Tuesday, February 27, 2024

Once again, how looking up can lift us up

It had been a gray morning--sky wrapped in in its typical for Seattle gray-toned, February shroud. After six or seven errands in North Seattle, I was finally ready to head back home. On a whim, I stopped at my favorite Seattle iconic fast-food hamburger joint, Dick's Drive-in, to get one of my favorite foods, the strawberry milkshake (made with REAL milk and ice cream). After all, it was lunchtime.

As I sat in the car, sucking the deliciously thick drink through a biodegradable straw, I realized the sky now was partly sunny with a lot of blue sky appearing. The huge pine tree that was growing on the other side of the fence where I was parked loomed with such gorgeous contrast, I was compelled to take this photo.

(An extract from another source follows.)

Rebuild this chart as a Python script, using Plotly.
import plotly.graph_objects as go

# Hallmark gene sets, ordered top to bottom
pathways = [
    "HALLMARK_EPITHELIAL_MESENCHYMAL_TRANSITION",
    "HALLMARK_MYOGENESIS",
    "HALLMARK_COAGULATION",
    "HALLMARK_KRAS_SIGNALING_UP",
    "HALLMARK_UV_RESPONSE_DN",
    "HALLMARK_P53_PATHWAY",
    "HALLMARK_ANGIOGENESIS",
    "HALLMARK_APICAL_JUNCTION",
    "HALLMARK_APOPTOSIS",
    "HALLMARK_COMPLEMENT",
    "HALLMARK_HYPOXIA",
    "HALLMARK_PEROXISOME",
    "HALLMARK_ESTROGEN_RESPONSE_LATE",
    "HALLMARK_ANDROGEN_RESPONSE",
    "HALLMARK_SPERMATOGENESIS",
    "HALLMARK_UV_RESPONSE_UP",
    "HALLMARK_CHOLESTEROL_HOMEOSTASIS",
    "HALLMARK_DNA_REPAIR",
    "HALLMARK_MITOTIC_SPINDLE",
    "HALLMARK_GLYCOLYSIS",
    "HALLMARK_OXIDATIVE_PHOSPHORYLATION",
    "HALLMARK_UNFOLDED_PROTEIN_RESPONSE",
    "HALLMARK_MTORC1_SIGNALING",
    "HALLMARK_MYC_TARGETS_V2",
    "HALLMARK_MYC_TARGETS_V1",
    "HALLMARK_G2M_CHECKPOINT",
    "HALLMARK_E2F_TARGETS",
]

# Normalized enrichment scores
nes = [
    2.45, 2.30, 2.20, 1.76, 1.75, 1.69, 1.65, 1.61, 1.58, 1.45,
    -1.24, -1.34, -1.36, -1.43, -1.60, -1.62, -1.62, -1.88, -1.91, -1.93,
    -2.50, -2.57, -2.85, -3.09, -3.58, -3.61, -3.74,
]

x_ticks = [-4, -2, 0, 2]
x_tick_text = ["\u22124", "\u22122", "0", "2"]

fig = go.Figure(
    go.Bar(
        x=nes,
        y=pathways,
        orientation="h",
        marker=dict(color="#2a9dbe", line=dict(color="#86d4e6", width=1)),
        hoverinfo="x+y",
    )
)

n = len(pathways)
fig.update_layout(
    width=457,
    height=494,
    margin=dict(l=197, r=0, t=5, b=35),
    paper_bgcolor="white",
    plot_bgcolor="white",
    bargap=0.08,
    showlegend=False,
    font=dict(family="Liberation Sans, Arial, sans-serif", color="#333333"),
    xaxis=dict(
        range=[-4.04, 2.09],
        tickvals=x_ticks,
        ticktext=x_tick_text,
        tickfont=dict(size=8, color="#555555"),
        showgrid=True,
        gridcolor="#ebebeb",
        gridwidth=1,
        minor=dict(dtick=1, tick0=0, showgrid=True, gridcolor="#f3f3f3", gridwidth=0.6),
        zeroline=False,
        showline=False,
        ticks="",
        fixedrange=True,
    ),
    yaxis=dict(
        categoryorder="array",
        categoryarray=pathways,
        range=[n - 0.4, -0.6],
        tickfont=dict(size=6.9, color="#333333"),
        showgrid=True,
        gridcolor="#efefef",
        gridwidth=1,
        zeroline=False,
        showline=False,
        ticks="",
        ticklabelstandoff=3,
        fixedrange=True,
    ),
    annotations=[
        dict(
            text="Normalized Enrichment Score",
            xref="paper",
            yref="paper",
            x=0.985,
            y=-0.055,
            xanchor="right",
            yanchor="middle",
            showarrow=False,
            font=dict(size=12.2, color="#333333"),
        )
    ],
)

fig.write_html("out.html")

An ordinary day made special by sitting still and looking up. Sometimes it takes a strawberry milkshake, or something comparable, to slow us down and realize beauty so often overlooked.

Tuesday, February 20, 2024

PARTY TIME! Archives from fifty-plus years ago

My sister saved a lot of correspondence from me over the years, and returned a bundle last year while downsizing from her home to a retirement community. I've just began to look through the folded papers, and this one took me back to a memorable event: Jay's surprise birthday party in August of 1968.

Before I explain the circumstances, I must apologize to myself (and my readers) for some of the fifty-year-old insensitivities expressed in this invitation. I am appalled to realize how unaware I was (as was the era) of outdated and demeaning language, inappropriate assumptions, and careless use of words that would be far more carefully appropriated nowadays! In a sense, the invitation is a time capsule encompassing more than just one person's life and memory.

 . . . and now to the story . . .  

Jay was not happy as his twenty-ninth birthday approached. He told me he was feeling old--as if his life were not materializing the way he'd hoped it would. I could have taken it personally, but instead decided to cheer him up with a surprise party. I created invitations with my typewriter and carbon paper, then wrote what I hoped would look like a form that a doctor might complete when writing a prescription. Knowing this, you'll find the photo of the invite self explanatory.

The reason for the late start-time was bedtime. I wanted all four (ages 4-1/2 , 3, 2, and 3-mo.) to be sound asleep by the time the doorbell rang. Once asleep, all of them were generally good for the night, even the 3-month-old. It was a good bet; they slept through most of the party, and the several who did wake up got to meet and see the costumed "visiting doctors."

Our guests rose to the occasion, as well. We had a wide variety of medicine-related practitioners show up, including Dr. Scholl (my sister had created a way to wear a plastic foot on her head with a nametag), ranch veterinaries (a couple dressed like cowboys), butchers (another couple armed with cleavers and blood-stained aprons) who claimed to be able to cut out anything bad. We had a guy friend who came in drag as a nurse, and a female friend who came as herself when she got off her nursing shift from a nearby hospital, Sigmund Freud complete with notebook and pen, Dr. Quack (dressed like Donald Duck) and lots of others imaginative healthcare characters. Several friends showed up as themselves, but fortunately, they were not the first to arrive. The man who rang the doorbell as the first 'surprise' guest was an esteemed ex-professor who had retired and was costumed in such a way that Jay, answering the door, thought the man had truly lost his sensibility and was exhibiting signs of dementia.

Was Jay surprised? Totally. He had never had a surprise party thrown in his honor before. He had not expected anything, either. (I'd hidden away food at a neighbor's house, as well as having several friends bring food/drink/cups/plates, etc. with them, so there was nothing in our home to give away the party-planning.) Did it help Jay feel better about turning 29? Yes, I think it did. There's nothing like the affirmation of friends to realize that being one day older isn't anything to worry about.